While Trump continues to insist that there is no rush to make progress, North Korea has continued to develop its nuclear weapons program and expanded its nuclear arsenal. In just the past year, North Korea is estimated to have produced enough fissile material for an additional five to seven nuclear weapons, according to Stanford University’s Center for International Security and Cooperation.
That nuclear production is expected to continue so long as Trump does not secure a verifiable freeze in North Korea’s nuclear production — a US objective that so far has remained elusive.
Damning Cohen testimony split-screen
As Trump awoke in Hanoi, the Wednesday evening US prime-time newscasts continued to pick through the unsparing allegations Cohen had leveled against Trump.
During his seven hours of testimony, Cohen accused Trump of being a “racist,” a “conman” and a “cheat.” He claimed that Trump was aware during the 2016 campaign of his longtime political adviser Roger Stone’s communications with WikilLeaks about the release of hacked Democratic emails. And once again — this time before the cameras — he implicated Trump in federal crimes.

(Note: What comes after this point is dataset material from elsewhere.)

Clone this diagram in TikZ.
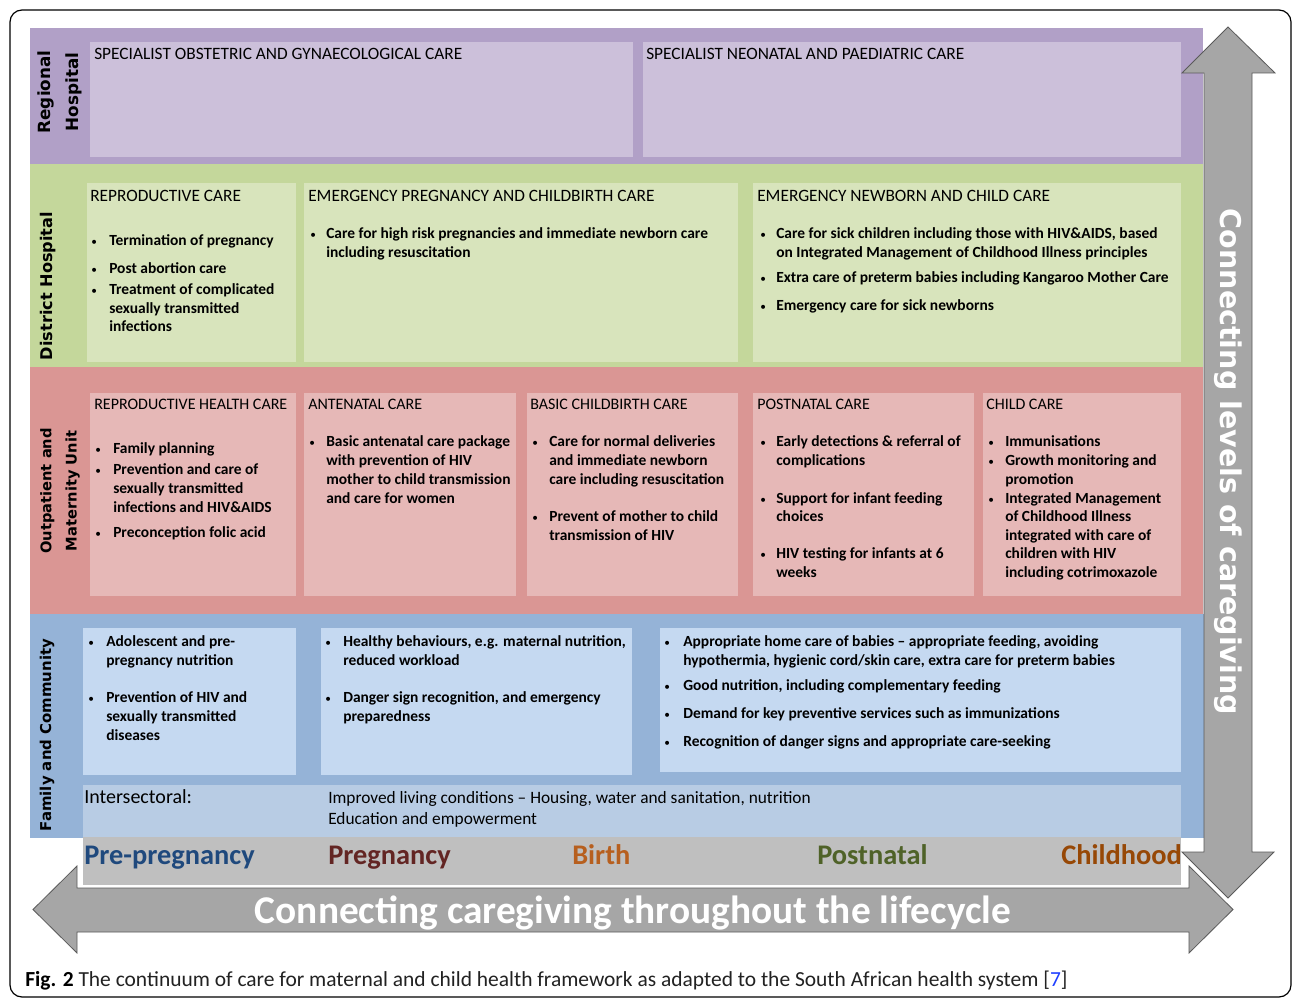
\documentclass[tikz,border=0pt]{standalone}
\usepackage{fontspec}
\setmainfont{Carlito}
\newfontfamily\vfont{DejaVu Sans}
\definecolor{purB}{HTML}{B1A0C7}
\definecolor{purC}{HTML}{CCC0DA}
\definecolor{grnB}{HTML}{C4D79B}
\definecolor{grnC}{HTML}{D8E4BC}
\definecolor{redB}{HTML}{DA9694}
\definecolor{redC}{HTML}{E6B8B7}
\definecolor{bluB}{HTML}{95B3D7}
\definecolor{bluC}{HTML}{C5D9F1}
\definecolor{bluI}{HTML}{B8CCE4}
\definecolor{grayband}{HTML}{BFBFBF}
\definecolor{arrowfill}{HTML}{A6A6A6}
\definecolor{arrowline}{HTML}{5A5A5A}
\definecolor{phPre}{HTML}{1F497D}
\definecolor{phPreg}{HTML}{632523}
\definecolor{phBirth}{HTML}{B75F1E}
\definecolor{phPost}{HTML}{4F6228}
\definecolor{phChild}{HTML}{974806}
\definecolor{capgray}{HTML}{222222}
\definecolor{refblue}{HTML}{1F3FFF}
\newcounter{tl}
\newcommand\Tx[3]{\stepcounter{tl}\node[bt] (t\arabic{tl}) at (#1,#2) {#3};}
\newcommand\Bu[2]{\stepcounter{tl}\node[bul] (b\arabic{tl}) at (#1,#2) {\textbullet};}
\newcommand\Hd[3]{\stepcounter{tl}\node[hdr] (h\arabic{tl}) at (#1,#2) {#3};}
\newcommand\Hs[3]{\stepcounter{tl}\node[hdr, font=\fontsize{12}{14}\selectfont] (h\arabic{tl}) at (#1,#2) {#3};}
\begin{document}
\begin{tikzpicture}[x=0.75pt,y=-0.75pt,
  hdr/.style={anchor=base west, inner sep=0pt, font=\fontsize{13}{15}\selectfont},
  bt/.style={anchor=base west, inner sep=0pt, font=\fontsize{11.6}{14}\selectfont\bfseries},
  bul/.style={anchor=base west, inner sep=0pt, font=\fontsize{8.5}{10}\selectfont},
  rowlab/.style={rotate=90, align=center, inner sep=0pt, font=\vfont\bfseries\fontsize{11.5}{21}\selectfont},
  phase/.style={anchor=base west, inner sep=0pt, font=\fontsize{21.3}{24}\selectfont\bfseries},
  arrowshape/.style={fill=arrowfill, draw=arrowline, line width=0.6pt, line join=miter}]
\useasboundingbox (0,0) rectangle (1292,998);
\fill[white] (0,0) rectangle (1292,998);
% outer frame
\draw[line width=0.9pt, rounded corners=9pt] (10,10) rectangle (1291,997);
% bands
\fill[purB] (30,28) rectangle (1203,164);
\fill[grnB] (30,164) rectangle (1203,367);
\fill[redB] (30,367) rectangle (1203,614);
\fill[bluB] (30,614) rectangle (1204,838);
% inner boxes
\fill[purC] (90,42) rectangle (633,157);
\fill[purC] (643,42) rectangle (1181,157);
\fill[grnC] (87,183) rectangle (296,362);
\fill[grnC] (304,183) rectangle (738,362);
\fill[grnC] (753,183) rectangle (1181,362);
\fill[redC] (90,393) rectangle (296,596);
\fill[redC] (304,393) rectangle (516,596);
\fill[redC] (527,393) rectangle (738,596);
\fill[redC] (753,393) rectangle (974,596);
\fill[redC] (983,393) rectangle (1181,596);
\fill[bluC] (83,628) rectangle (296,775);
\fill[bluC] (321,628) rectangle (632,775);
\fill[bluC] (660,628) rectangle (1181,772);
\fill[bluI] (83,785) rectangle (1181,837);
\fill[grayband] (83,837) rectangle (1181,885);
% row labels
\node[rowlab, font=\vfont\bfseries\fontsize{12.6}{21}\selectfont] (lreg) at (60,92) {Regional\\Hospital};
\node[rowlab, font=\vfont\bfseries\fontsize{12.1}{21}\selectfont] (ldis) at (48,286) {District Hospital};
\node[rowlab, font=\vfont\bfseries\fontsize{11}{19}\selectfont] (lout) at (60,491) {Outpatient and\\Maternity Unit};
\node[rowlab, font=\vfont\bfseries\fontsize{11.2}{19}\selectfont] (lfam) at (47,735) {Family and Community};
% Regional
\Hd{94}{60}{SPECIALIST OBSTETRIC AND GYNAECOLOGICAL CARE}
\Hd{646}{60}{SPECIALIST NEONATAL AND PAEDIATRIC CARE}
% District
\Hd{90}{202}{REPRODUCTIVE CARE}
\Hd{308}{202}{EMERGENCY PREGNANCY AND CHILDBIRTH CARE}
\Hd{757}{202}{EMERGENCY NEWBORN AND CHILD CARE}
\Bu{91}{246}\Bu{91}{274}\Bu{91}{295}
\Tx{109}{246}{Termination of pregnancy}
\Tx{109}{274}{Post abortion care}
\Tx{109}{295}{Treatment of complicated}
\Tx{109}{314}{sexually transmitted}
\Tx{109}{332}{infections}
\Bu{310}{239}
\Tx{326}{239}{Care for high risk pregnancies and immediate newborn care}
\Tx{326}{258}{including resuscitation}
\Bu{760}{239}\Bu{760}{283}\Bu{760}{311}
\Tx{776}{239}{Care for sick children including those with HIV\&AIDS, based}
\Tx{776}{258}{on Integrated Management of Childhood Illness principles}
\Tx{776}{283}{Extra care of preterm babies including Kangaroo Mother Care}
\Tx{776}{311}{Emergency care for sick newborns}
% Outpatient
\Hs{94}{410}{REPRODUCTIVE HEALTH CARE}
\Hs{308}{410}{ANTENATAL CARE}
\Hs{530}{410}{BASIC CHILDBIRTH CARE}
\Hs{757}{410}{POSTNATAL CARE}
\Hs{986}{410}{CHILD CARE}
\Bu{95}{453}\Bu{95}{474}\Bu{95}{537}
\Tx{113}{453}{Family planning}
\Tx{113}{474}{Prevention and care of}
\Tx{113}{493}{sexually transmitted}
\Tx{113}{512}{infections and HIV\&AIDS}
\Tx{113}{537}{Preconception folic acid}
\Bu{309}{446}
\Tx{326}{446}{Basic antenatal care package}
\Tx{326}{465}{with prevention of HIV}
\Tx{326}{484}{mother to child transmission}
\Tx{326}{503}{and care for women}
\Bu{532}{446}\Bu{532}{521}
\Tx{549}{446}{Care for normal deliveries}
\Tx{549}{465}{and immediate newborn}
\Tx{549}{484}{care including resuscitation}
\Tx{549}{521}{Prevent of mother to child}
\Tx{549}{540}{transmission of HIV}
\Bu{760}{446}\Bu{760}{503}\Bu{760}{558}
\Tx{776}{446}{Early detections \& referral of}
\Tx{776}{465}{complications}
\Tx{776}{503}{Support for infant feeding}
\Tx{776}{521}{choices}
\Tx{776}{558}{HIV testing for infants at 6}
\Tx{776}{577}{weeks}
\Bu{988}{446}\Bu{988}{465}\Bu{988}{503}
\Tx{1005}{446}{Immunisations}
\Tx{1005}{465}{Growth monitoring and}
\Tx{1005}{484}{promotion}
\Tx{1005}{503}{Integrated Management}
\Tx{1005}{521}{of Childhood Illness}
\Tx{1005}{540}{integrated with care of}
\Tx{1005}{558}{children with HIV}
\Tx{1005}{577}{including cotrimoxazole}
% Family
\Bu{88}{646}\Bu{88}{702}
\Tx{106}{646}{Adolescent and pre-}
\Tx{106}{665}{pregnancy nutrition}
\Tx{106}{702}{Prevention of HIV and}
\Tx{106}{721}{sexually transmitted}
\Tx{106}{740}{diseases}
\Bu{325}{646}\Bu{325}{702}
\Tx{343}{646}{Healthy behaviours, e.g. maternal nutrition,}
\Tx{343}{665}{reduced workload}
\Tx{343}{702}{Danger sign recognition, and emergency}
\Tx{343}{721}{preparedness}
\Bu{664}{646}\Bu{664}{690}\Bu{664}{718}\Bu{664}{746}
\Tx{683}{646}{Appropriate home care of babies -- appropriate feeding, avoiding}
\Tx{683}{665}{hypothermia, hygienic cord/skin care, extra care for preterm babies}
\Tx{683}{690}{Good nutrition, including complementary feeding}
\Tx{683}{718}{Demand for key preventive services such as immunizations}
\Tx{683}{746}{Recognition of danger signs and appropriate care-seeking}
\node[anchor=base west, inner sep=0pt, font=\fontsize{15}{17}\selectfont] (inter) at (84,803) {Intersectoral:};
\node[anchor=base west, inner sep=0pt, font=\fontsize{13}{15}\selectfont] (int1) at (328,803) {Improved living conditions -- Housing, water and sanitation, nutrition};
\node[anchor=base west, inner sep=0pt, font=\fontsize{13}{15}\selectfont] (int2) at (328,824) {Education and empowerment};
% phases
\node[phase, text=phPre] (ph1) at (84,864) {Pre-pregnancy};
\node[phase, text=phPreg] (ph2) at (328,864) {Pregnancy};
\node[phase, text=phBirth] (ph3) at (572,864) {Birth};
\node[phase, text=phPost] (ph4) at (817,864) {Postnatal};
\node[phase, text=phChild] (ph5) at (1061,864) {Childhood};
% vertical arrow
\path[arrowshape] (1228,27) -- (1275,73) -- (1252,73) -- (1252,852) -- (1274,852) -- (1228,898) -- (1182,852) -- (1204,852) -- (1204,73) -- (1182,73) -- cycle;
\node[rotate=-90, text=white, inner sep=0pt, font=\vfont\bfseries\fontsize{21.4}{24}\selectfont] (vtxt) at (1228,462) {Connecting levels of caregiving};
% horizontal arrow
\path[arrowshape] (33,909.5) -- (77,866) -- (77,888) -- (1189,888) -- (1189,866) -- (1233,909.5) -- (1189,953) -- (1189,932) -- (77,932) -- (77,953) -- cycle;
\node[anchor=base, text=white, inner sep=0pt, font=\fontsize{29.5}{32}\selectfont\bfseries] (htxt) at (633,923) {Connecting caregiving throughout the lifecycle};
% caption
\node[anchor=base west, inner sep=0pt, text=capgray, font=\fontsize{16.1}{18}\selectfont] (cap) at (25,986) {\textbf{\color{black}Fig. 2} The continuum of care for maternal and child health framework as adapted to the South African health system [\textcolor{refblue}{7}]};
\end{tikzpicture}
\end{document}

Trump seeks to refocus attention on his high-stakes diplomatic gambit with North Korea, even though it’s Cohen’s testimony that will surely be a focus of questioning during a news conference later on Thursday.
The US President is under pressure to demonstrate progress in his efforts to coax Kim into abandoning his nuclear weapons program, but he did little to counter the low expectations about the results of the second summit.
“I thought the first summit was a great success, and I think hopefully this one will be equal or greater,” Trump said during his first Hanoi encounter with Kim, even as he acknowledged that “some people would like to see things go quicker.”
Despite broad pledges to denuclearize, North Korea has not taken any concrete and verifiable steps in the eight months since Trump and Kim first sat down in Singapore. And US officials signaled in the days before this summit that the joint agreement Trump and Kim are set to sign in Hanoi will not represent a dramatic breakthrough, instead aiming to lay yet more groundwork for a path forward. And they worried that Trump might make surprise concessions to Kim in his eagerness to reach a deal.
Those concerns could now be compounded by the focus on Cohen’s testimony and Trump’s eagerness to move past this news cycle.
Trump was clearly distracted by the Cohen testimony on Wednesday, tweeting during a break in meetings to slam his longtime top former aide as a lying, unreliable witness.
“Michael Cohen was one of many lawyers who represented me (unfortunately). He had other clients also. He was just disbarred by the State Supreme Court for lying & fraud. He did bad things unrelated to Trump. He is lying in order to reduce his prison time. Using Crooked’s lawyer!” Trump tweeted, falsely claiming Cohen’s testimony before Congress would help reduce his prison time.
After returning from his dinner with Kim, as Cohen laced into his former boss, Trump tweeted about his “great meeting and dinner with Kim.”
He then retweeted his earlier tweet about Cohen.